■ Source material
════════════════

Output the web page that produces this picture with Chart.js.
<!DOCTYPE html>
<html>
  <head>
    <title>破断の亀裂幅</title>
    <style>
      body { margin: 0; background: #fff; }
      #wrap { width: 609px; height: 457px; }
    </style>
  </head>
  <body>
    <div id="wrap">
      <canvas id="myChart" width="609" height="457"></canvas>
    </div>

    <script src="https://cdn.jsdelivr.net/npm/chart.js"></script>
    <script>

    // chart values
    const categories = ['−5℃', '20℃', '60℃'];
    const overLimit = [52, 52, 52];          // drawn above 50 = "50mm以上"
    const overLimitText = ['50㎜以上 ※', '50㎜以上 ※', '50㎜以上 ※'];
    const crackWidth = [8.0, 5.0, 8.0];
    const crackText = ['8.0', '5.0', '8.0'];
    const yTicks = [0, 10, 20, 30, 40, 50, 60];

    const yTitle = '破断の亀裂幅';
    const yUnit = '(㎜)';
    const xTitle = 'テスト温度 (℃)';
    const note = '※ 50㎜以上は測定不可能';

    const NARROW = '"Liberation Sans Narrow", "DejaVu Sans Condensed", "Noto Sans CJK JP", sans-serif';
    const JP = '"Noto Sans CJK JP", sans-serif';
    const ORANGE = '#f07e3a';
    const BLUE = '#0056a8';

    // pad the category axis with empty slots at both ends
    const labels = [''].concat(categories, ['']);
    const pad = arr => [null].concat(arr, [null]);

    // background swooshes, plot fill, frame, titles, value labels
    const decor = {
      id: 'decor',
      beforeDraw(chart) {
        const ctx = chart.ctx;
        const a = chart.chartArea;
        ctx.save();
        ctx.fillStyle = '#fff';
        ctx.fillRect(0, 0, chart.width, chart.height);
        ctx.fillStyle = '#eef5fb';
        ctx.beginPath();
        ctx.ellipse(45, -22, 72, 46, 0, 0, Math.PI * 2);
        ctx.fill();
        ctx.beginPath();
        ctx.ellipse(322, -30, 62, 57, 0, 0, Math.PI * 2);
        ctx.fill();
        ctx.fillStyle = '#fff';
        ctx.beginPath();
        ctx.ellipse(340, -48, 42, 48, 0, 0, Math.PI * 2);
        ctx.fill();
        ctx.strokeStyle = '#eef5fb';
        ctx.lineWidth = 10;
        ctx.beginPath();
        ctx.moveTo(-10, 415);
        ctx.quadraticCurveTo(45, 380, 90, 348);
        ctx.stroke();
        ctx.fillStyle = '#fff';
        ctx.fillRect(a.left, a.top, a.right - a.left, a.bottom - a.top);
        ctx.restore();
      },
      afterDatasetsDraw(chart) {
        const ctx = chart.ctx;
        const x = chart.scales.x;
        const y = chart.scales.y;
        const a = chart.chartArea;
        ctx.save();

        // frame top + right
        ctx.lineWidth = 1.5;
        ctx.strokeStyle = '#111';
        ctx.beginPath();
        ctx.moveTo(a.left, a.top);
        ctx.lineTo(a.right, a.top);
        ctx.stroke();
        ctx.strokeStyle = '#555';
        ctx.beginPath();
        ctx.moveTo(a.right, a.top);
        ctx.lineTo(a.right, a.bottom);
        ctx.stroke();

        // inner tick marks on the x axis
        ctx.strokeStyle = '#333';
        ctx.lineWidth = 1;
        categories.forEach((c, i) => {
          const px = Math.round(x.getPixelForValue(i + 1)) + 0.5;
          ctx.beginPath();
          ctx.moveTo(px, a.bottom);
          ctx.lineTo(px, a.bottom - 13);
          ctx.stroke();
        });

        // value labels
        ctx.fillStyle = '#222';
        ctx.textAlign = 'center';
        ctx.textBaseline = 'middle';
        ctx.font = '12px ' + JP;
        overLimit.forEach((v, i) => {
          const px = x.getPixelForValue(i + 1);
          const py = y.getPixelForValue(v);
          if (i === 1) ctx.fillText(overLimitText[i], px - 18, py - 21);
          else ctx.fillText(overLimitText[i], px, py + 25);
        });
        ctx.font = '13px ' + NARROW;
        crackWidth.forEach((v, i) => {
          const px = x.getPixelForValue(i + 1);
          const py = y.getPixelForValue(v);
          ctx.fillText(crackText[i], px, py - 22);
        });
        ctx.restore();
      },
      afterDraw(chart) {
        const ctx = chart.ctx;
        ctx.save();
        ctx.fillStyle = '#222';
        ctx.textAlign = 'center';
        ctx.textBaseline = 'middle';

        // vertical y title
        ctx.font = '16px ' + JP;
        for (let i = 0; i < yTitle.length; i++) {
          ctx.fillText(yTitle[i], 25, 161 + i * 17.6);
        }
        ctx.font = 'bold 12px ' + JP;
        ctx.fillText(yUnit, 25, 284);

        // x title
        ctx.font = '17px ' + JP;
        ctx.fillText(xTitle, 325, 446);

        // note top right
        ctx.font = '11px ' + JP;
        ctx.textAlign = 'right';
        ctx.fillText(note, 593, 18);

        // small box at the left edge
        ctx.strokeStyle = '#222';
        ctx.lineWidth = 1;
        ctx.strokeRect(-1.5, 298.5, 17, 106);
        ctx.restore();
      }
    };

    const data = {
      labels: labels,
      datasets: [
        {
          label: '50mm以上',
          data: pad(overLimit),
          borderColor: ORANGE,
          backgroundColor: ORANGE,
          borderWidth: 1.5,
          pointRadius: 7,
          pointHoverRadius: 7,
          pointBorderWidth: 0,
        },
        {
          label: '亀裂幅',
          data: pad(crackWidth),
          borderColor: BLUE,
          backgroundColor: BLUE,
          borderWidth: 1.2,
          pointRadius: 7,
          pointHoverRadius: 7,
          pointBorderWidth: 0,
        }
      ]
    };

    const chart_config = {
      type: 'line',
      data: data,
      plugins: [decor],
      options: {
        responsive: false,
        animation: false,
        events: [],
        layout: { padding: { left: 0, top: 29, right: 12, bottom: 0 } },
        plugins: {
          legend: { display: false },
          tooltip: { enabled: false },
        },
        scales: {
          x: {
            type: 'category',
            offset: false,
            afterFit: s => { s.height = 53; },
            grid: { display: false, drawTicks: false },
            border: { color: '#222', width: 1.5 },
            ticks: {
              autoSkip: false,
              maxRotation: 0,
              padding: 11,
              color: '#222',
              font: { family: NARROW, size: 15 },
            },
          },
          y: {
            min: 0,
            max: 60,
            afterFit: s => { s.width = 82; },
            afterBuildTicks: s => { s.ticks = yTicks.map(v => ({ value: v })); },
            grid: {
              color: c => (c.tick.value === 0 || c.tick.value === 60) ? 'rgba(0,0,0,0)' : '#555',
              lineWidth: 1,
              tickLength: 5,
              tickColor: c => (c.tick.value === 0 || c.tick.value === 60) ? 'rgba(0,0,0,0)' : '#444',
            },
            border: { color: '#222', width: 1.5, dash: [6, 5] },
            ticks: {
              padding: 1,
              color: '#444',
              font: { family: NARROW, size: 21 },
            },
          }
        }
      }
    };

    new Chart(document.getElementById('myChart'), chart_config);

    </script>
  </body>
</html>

════════════════

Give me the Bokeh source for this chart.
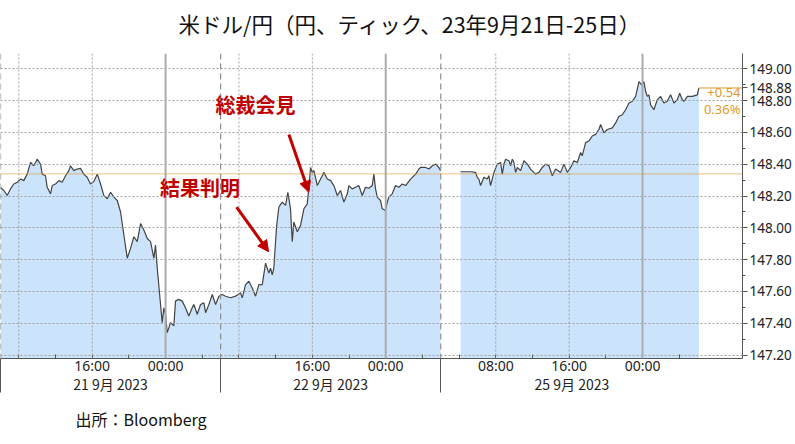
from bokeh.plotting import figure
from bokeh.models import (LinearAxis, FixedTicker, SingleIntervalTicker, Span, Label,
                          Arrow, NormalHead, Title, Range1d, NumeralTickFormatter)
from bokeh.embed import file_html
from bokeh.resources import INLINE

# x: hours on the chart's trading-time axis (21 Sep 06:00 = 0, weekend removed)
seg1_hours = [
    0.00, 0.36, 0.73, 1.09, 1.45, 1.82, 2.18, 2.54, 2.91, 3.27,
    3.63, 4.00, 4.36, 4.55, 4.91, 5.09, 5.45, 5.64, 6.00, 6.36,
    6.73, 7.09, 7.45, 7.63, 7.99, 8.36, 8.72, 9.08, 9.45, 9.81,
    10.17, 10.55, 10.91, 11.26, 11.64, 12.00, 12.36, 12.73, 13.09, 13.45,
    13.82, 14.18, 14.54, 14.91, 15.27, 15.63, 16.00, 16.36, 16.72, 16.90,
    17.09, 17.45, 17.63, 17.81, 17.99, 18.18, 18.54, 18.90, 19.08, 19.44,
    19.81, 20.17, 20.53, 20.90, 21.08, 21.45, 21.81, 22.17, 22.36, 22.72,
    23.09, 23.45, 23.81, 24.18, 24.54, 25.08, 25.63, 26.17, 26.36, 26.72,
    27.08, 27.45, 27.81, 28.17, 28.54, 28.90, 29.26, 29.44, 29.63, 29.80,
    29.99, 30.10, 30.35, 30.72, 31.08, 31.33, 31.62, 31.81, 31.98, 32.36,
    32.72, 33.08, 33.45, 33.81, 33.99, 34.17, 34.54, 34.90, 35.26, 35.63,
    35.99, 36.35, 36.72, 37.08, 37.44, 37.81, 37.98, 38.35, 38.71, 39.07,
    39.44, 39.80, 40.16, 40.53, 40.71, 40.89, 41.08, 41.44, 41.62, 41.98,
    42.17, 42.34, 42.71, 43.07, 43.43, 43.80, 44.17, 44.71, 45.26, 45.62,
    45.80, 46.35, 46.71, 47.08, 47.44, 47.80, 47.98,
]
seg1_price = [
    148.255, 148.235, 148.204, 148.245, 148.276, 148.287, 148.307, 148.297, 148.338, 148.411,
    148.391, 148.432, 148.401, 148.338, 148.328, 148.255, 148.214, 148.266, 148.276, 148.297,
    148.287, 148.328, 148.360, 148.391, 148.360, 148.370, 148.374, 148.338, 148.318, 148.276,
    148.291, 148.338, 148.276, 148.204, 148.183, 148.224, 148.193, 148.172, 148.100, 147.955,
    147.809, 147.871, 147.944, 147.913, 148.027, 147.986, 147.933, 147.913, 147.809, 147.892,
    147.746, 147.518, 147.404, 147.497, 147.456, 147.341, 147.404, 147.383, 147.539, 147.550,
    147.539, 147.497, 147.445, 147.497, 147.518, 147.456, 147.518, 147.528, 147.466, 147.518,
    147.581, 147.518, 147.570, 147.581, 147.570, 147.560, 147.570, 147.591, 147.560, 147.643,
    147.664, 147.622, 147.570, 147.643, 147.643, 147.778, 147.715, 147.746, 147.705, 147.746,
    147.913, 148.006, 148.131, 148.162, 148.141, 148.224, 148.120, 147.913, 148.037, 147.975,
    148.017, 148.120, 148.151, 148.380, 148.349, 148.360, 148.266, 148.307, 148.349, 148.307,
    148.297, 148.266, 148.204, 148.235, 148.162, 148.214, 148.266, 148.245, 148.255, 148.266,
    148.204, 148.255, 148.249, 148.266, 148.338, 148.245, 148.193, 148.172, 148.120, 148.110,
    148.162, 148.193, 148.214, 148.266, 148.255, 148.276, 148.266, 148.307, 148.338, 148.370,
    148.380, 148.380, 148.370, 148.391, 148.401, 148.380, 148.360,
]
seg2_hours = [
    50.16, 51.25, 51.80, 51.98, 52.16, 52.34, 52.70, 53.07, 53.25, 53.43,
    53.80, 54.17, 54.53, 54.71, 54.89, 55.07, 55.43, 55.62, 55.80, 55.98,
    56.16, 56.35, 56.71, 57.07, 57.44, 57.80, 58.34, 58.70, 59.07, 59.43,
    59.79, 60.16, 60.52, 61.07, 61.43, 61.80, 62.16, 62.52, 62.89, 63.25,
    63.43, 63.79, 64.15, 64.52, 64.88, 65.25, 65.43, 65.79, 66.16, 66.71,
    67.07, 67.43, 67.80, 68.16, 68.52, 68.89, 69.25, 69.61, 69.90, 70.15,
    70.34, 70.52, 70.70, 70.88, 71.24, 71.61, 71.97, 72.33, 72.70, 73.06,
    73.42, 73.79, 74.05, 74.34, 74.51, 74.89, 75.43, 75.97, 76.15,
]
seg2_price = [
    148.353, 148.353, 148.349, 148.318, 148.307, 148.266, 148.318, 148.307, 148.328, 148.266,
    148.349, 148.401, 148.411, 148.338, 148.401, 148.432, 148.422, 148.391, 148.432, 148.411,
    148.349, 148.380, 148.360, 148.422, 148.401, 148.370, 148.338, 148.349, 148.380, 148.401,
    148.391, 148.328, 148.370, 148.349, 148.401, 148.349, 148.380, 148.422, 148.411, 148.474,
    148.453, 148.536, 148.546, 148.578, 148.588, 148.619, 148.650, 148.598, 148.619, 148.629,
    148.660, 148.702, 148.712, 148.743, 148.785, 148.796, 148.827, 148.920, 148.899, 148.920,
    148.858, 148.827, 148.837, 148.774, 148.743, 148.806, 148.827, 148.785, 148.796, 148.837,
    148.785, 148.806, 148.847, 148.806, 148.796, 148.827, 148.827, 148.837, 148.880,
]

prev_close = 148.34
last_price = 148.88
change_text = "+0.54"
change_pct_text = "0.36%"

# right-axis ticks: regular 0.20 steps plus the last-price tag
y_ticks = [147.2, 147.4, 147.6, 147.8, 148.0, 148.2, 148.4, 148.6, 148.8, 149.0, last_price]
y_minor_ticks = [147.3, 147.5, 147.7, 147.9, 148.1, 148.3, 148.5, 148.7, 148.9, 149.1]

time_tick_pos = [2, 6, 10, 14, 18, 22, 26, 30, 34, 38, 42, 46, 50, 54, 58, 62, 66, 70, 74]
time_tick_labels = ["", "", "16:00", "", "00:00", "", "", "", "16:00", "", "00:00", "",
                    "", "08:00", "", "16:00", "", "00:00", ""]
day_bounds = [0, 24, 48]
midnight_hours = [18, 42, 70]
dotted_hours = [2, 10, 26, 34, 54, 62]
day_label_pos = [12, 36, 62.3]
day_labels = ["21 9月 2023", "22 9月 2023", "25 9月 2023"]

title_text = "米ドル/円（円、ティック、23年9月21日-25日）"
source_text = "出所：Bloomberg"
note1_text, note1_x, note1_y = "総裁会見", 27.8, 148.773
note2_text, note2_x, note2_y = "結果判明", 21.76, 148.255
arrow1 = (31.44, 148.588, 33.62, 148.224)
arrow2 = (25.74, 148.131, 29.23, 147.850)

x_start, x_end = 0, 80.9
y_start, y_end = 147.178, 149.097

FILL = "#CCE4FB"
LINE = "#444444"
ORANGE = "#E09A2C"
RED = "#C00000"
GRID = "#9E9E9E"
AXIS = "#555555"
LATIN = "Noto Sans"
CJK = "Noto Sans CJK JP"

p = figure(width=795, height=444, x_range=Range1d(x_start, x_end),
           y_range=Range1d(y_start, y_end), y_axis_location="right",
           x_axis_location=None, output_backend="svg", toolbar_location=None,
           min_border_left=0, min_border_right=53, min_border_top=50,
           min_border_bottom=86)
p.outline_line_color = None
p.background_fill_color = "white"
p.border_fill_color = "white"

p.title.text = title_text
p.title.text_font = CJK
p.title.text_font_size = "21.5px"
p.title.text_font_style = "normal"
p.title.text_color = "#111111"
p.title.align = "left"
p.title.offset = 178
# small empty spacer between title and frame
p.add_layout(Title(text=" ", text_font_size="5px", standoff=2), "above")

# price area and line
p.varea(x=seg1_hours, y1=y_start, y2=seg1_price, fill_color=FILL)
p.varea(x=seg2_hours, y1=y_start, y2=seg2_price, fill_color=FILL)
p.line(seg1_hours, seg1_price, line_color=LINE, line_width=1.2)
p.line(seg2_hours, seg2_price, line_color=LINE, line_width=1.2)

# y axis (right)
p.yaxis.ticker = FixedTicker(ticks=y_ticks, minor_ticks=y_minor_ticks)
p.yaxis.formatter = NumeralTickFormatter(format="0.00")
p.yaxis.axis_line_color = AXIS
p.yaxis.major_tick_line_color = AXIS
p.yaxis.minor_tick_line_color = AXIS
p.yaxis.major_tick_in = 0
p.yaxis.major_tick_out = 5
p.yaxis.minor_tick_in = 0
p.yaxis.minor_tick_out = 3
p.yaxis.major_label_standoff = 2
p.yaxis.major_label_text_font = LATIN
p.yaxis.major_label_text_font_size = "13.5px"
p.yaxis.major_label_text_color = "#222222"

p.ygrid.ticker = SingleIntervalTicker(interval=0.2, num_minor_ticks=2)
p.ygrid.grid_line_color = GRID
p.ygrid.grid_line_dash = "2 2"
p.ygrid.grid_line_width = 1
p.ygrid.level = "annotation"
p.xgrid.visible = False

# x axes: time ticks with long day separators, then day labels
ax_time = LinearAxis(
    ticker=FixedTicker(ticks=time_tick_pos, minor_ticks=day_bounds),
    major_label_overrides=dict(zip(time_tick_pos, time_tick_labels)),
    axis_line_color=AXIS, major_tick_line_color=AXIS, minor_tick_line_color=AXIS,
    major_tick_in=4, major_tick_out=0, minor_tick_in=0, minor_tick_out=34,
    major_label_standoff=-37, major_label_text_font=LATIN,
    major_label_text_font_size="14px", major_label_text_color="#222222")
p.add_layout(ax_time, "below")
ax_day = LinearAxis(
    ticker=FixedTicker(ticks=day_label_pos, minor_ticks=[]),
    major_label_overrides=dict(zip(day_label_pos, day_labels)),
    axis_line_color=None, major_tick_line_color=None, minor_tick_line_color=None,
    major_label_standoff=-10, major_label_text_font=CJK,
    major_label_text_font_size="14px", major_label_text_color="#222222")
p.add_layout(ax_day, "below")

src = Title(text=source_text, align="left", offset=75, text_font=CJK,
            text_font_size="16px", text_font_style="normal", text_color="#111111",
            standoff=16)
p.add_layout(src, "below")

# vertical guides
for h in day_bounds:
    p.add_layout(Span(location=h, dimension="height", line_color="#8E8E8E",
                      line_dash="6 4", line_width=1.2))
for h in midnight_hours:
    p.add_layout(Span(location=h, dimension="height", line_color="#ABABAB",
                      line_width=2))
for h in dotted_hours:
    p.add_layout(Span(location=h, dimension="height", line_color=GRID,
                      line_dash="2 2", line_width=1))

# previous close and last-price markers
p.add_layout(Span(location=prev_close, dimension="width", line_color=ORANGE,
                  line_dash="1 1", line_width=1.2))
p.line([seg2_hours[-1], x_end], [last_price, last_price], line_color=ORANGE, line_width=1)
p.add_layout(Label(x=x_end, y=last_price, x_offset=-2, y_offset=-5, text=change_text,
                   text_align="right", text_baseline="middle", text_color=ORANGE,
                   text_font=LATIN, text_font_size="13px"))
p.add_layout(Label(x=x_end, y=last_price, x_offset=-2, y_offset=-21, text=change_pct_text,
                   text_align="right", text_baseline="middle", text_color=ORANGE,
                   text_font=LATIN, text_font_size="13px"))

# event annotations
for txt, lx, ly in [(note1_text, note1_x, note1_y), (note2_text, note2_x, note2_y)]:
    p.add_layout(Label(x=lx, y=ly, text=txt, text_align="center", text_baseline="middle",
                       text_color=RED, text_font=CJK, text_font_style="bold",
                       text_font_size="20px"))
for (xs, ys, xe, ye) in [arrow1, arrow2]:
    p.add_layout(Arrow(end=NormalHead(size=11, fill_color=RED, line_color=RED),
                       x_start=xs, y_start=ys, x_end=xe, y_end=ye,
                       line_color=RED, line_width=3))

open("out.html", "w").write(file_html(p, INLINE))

════════════════

Extract every line containing the string "with" from the data above.

■ Response for this exercise
Output the web page that produces this picture with Chart.js.
    // pad the category axis with empty slots at both ends
# x axes: time ticks with long day separators, then day labels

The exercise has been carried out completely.